Türkiye İstatistik Kurumu (TÜİK) 2023 yılı eğitim harcamaları istatistiklerini kamuoyuna duyurdu. Eğitim harcamaları 2023 yılında bir önceki yıla göre yüzde 92,5 artışla 1 trilyon 130 milyar 844 milyon TL’ye ulaştı
Eğitim Sen Gaziantep Şube Başkanı Ömer Parlakçı, ‘’Eğitim sistemi, her geçen yıl daha fazla paralı hale getirilirken milyonlarca öğrenci velisi çocuklarını okutabilmek için bütçelerine göre çok yüksek rakamlarla harcama yapmak zorunda bırakılmaktadır. Yurttaşların gelir seviyesinin düşmesine karşın eğitim maliyetlerinin ve bununa bağlantılı olarak eğitim harcamalarının artması, eğitimdeki eşitsizliklerin giderek derinleştiğinin de göstergesi’’ açıklamasını yaptı.

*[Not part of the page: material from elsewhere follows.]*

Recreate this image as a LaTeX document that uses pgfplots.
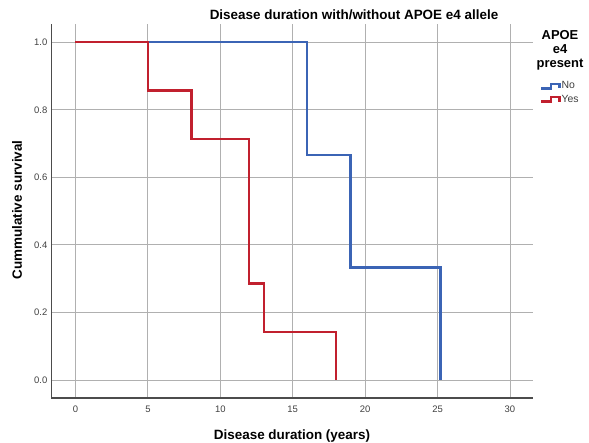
\documentclass[border=0pt]{standalone}
\usepackage{fontspec}
\setmainfont{Liberation Sans}
\usepackage{pgfplots}
\pgfplotsset{compat=1.18}
\definecolor{kmblue}{HTML}{3B64B5}
\definecolor{kmred}{HTML}{C1202E}
\definecolor{gridgray}{HTML}{B0B0B0}
\definecolor{ticktext}{HTML}{404040}
\begin{document}
\begin{tikzpicture}[x=1bp,y=1bp]
\useasboundingbox (-51.3,-45) rectangle (537.7,398);
\begin{axis}[
 at={(0,0)}, anchor=south west,
 scale only axis, width=481.7bp, height=374bp,
 xmin=-1.67, xmax=31.59, ymin=-0.0533, ymax=1.054,
 axis lines=left, axis line style={draw=black!70, line width=1.2bp, -},
 xtick={0,5,...,30}, ytick={0,0.2,0.4,0.6,0.8,1.0},
 grid=major, grid style={gridgray, line width=0.9bp},
 major tick length=0pt,
 tick label style={font=\fontsize{9.5}{10}\selectfont, text=ticktext},
 xticklabel style={yshift=-4bp},
 yticklabel style={xshift=-0.5bp},
 /pgf/number format/assume math mode=true,
 yticklabel style={/pgf/number format/.cd, fixed, fixed zerofill, precision=1},
 clip=false,
 legend style={draw=none, fill=none, at={(1.0145,0.850)}, anchor=north west,
   inner xsep=0pt, inner ysep=0pt, row sep=1.5bp,
   font=\fontsize{10.5}{12}\selectfont, text=ticktext,
   nodes={inner xsep=1bp, inner ysep=1.5bp}},
 legend cell align=left,
 legend image code/.code={\draw[#1, line width=2.4bp] (0bp,-2.3bp)--(9.5bp,-2.3bp)--(9.5bp,2.3bp)--(18bp,2.3bp)--(18bp,-2.3bp);},
]
\addplot[kmblue, line width=2.4bp] coordinates {(0,1) (16,1) (16,0.6667) (19,0.6667) (19,0.3333) (25.2,0.3333) (25.2,0)};
\addlegendentry{No}
\addplot[kmred, line width=2.4bp] coordinates {(0,1) (5,1) (5,0.8571) (8,0.8571) (8,0.7143) (12,0.7143) (12,0.2857) (13,0.2857) (13,0.1429) (18,0.1429) (18,0)};
\addlegendentry{Yes}
\end{axis}
\node[font=\bfseries\fontsize{13.5}{16}\selectfont] at (302.7,383) {Disease duration with/without APOE e4 allele};
\node[font=\bfseries\fontsize{13.5}{16}\selectfont] at (240.7,-38) {Disease duration (years)};
\node[font=\bfseries\fontsize{13.5}{16}\selectfont, rotate=90] at (-34.3,188) {Cummulative survival};
\node[font=\bfseries\fontsize{13}{14}\selectfont, align=center, inner sep=0pt] at (508.7,348) {APOE\\e4\\present};
\end{tikzpicture}
\end{document}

Eğitim, herkes için eşit ve parasız olmalı
Kamusal eğitimin, siyasal iktidarın ve bir bütün olarak devlet aygıtının hem sınıfsal hem de demokratik talepleri karşılaması için zorlandığını, eğitim hizmetinin herkes için eşit, parasız, nitelikli ve ulaşılabilir olmasını ifade eden bir kavram olduğunu dile getiren Parlakçı, ‘’Bir ülkede herkesin eşit koşullarda yararlanabileceği bir eğitim hakkından bahsedebilmek için eğitimin fiziksel ve ekonomik yönden de erişilebilir olması gerekir. Eğitime erişim hakkını düzenleyen her türlü ulusal, uluslararası yasa ve sözleşme, devletlere bu hakkın ayrım yapılmaksızın sağlanması yükümlülüğünü veriyor’’ ifadelerini kullandı.
Kaynaklar, özel okullara çeşitli adlar altında transfer ediliyor
Devlet okullarına ve yurtlarına ayrılmayan eğitim bütçe kaynaklarının eğitim yatırımları yerine özel okullara çeşitli adlar altında transfer edilmesinin ülkenin tüm yurttaşlarının vergilerinin kamu yararına aykırı bir şeklide kullanılması anlamına geldiğine dikkat çeken Parlakçı, ‘’Her geçen gün daha fazla piyasa ilişkileri içine çekilen, her adımın paralı hale geldiği bir eğitim düzeninde velinin de öğrenicinin de eğitimcinin de kendi haklarını elde etmesini tek yolu, hiç kimseyi dışlamayacak, herkes için gerçek anlamda eşit bir eğitim düzenin kurulması. Bunun için tüm eğitim masraflarının devlet tarafından üstlenildiği, zenginle fakirin aynı eğitimi aldığı koşulların oluşturulması gerekiyor’’ tespitinde bulundu.
Parlakçı, ‘’Cumhuriyet tarihinin en kapsamlı ve yaygın yoksullaşma sürecinin yaşandığı bir dönemde halkın cebinden yaptığı eğitim harcamalarının bu kadar artmış olması dikkat çekici. Eğitimde okul masraflarının en fazla artış gösterdiği bir dönemde halkın gıda harcamalarını kısarak çocukların eğitimine para ayırdığını, çok sayıda velinin çocuğunu okutmak için eğitim kredisi çektiği biliniyor. Yüksek enflasyon ve hayat pahalılığının kaçınılmaz sonucu olarak artan maliyetler, birçok ailenin çocuklarını yeterli beslenme, barınma ve eğitim materyalleri gibi temel gereksinimlerden mahrum bırakmasına neden oluyor’’ dedi.